QUATRIÈME PARTIE
L'ABANDON CONFIANT A LA PROVIDENCE
CHAPITRE IV
LA GRACE DU MOMENT PRÉSENT ET LA FIDÉLITÉ DANS LES PETITES CHOSES
La fidélité dans les petites choses
« Qui fidelis est in minimo, et in majori
fidelis est », (Luc, XVI, 10)
Et alors il peut arriver deux choses fort différentes : Ou bien l'âme voit d'elle-même le chemin à prendre, et elle le suit ; ou bien elle ne le voit pas et parfois s'égare dans son ascension au point de redescendre sans bien s'en apercevoir.
Voir ce chemin de la vraie humilité, c'est découvrir dans la vie courante, du matin au soir, des occasions de faire, pour l'amour de Dieu, des actes très petits en apparence, mais dont la répétition incessante est des plus précieuse et conduit à cette délicatesse envers Dieu et envers le prochain qui, lorsqu'elle est constante et profondément sincère, est la marque de la charité parfaite.
Les actes qui sont alors demandés à l'âme sont fort simples, ils passent inaperçus ; il n'y a en eux aucune prise pour l'amour-propre ; Dieu seul les voit, et il semble même à l'âme qu'elle ne lui offre pour ainsi dire rien.
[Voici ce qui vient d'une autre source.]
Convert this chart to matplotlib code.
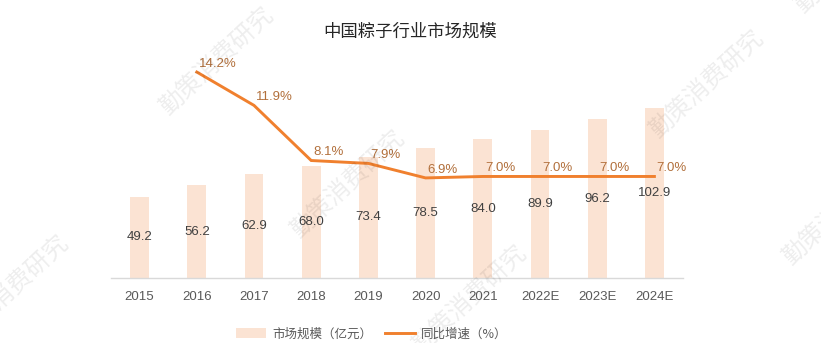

Mais ces actes, dit saint Thomas[80], sont comme les gouttes d'eau qui tombent toujours au même endroit et qui à la longue creusent la pierre.
Et c'est ainsi que s'opère peu à peu véritablement l'assimilation des grâces reçues. Ainsi ces grâces pénètrent l'âme et toutes ses facultés, en les surélevant, et peu à peu tout se met au point surnaturellement comme il le faut. Sans cette fidélité dans les petites choses en esprit de foi, d'amour, d'humilité, de patience et de douceur, il n'y a pas pénétration de la vie active, c'est-à-dire de la vie courante de tous les jours, par la vie contemplative. Celle-ci reste comme au sommet de l'intelligence ; elle y est plus spéculative que contemplative, elle ne pénètre pas notre existence, notre manière de vivre ; elle reste presque stérile, tandis qu'elle devrait être chaque jour plus féconde.
Ceci est d'une importance souveraine. Saint François de Sales en a plusieurs fois parlé[81]. Sous une autre forme saint Thomas dit la même chose lorsqu'il nous enseigne, nous l'avons vu, qu'il n'y a pas dans la réalité concrète de notre vie un seul acte délibéré qui soit, hic et nunc, moralement indifférent[82].
Tous les actes délibérés d'un être raisonnable doivent être raisonnables, avoir une fin honnête, et tous les actes d'un chrétien doivent être au moins virtuellement ordonnés à Dieu aimé par-dessus tout. C'est ce qui montre l'importance des actes multiples que nous avons à accomplir chaque jour : ils sont très petits peut-être en eux-mêmes, mais grands par leur rapport à Dieu et par l'esprit de foi, d'amour, d'humilité, de longanimité, avec lequel nous devons les accomplir et les offrir à Dieu.
Le moment critique, dont nous parlons, marque un tournant difficile dans la vie spirituelle de bien des âmes qui ont été assez avancées, et qui courent risque de redescendre.
Arrivée là, si l'âme qui s'est montrée généreuse, héroïque même, mais avec une manière encore beaucoup trop personnelle de juger et d'agir, ne s'aperçoit pas qu'il faut changer, elle continue à marcher en vertu d'une vitesse acquise, et sa prière et son action ne sont plus ce qu'elles doivent être. Il y a là un réel danger. Cette âme peut devenir pour toujours une âme attardée, son développement peut s'arrêter, comme celui d'un nain devenu difforme ; ou bien elle peut prendre une fausse direction.
Au lieu de l'humilité vraie, peut se développer en elle une espèce d'orgueil raffiné, et malheureusement presque inconscient, qui n'apparaît guère d'abord que dans les détails de la vie courante, et qui pour cette raison est ignoré des directeurs qui ne vivent pas avec ceux qu'ils dirigent. Cet orgueil prend rapidement la forme d'une certaine désinvolture ironique, pour devenir ensuite une amertume, qui stérilise tout en se répandant sur toute la vie quotidienne, dans les rapports avec le prochain. Cette amertume peut devenir rancœur et mépris du prochain qu'il faudrait aimer pour l'amour de Dieu. Quand une âme en arrive là, il est difficile de l'amener à faire de saintes réflexions, pour qu'elle revienne au point où elle s'est trompée de route. C'est à la Vierge Marie qu'il faut recommander ces âmes ; souvent elle seule peut les ramener dans le droit chemin[83].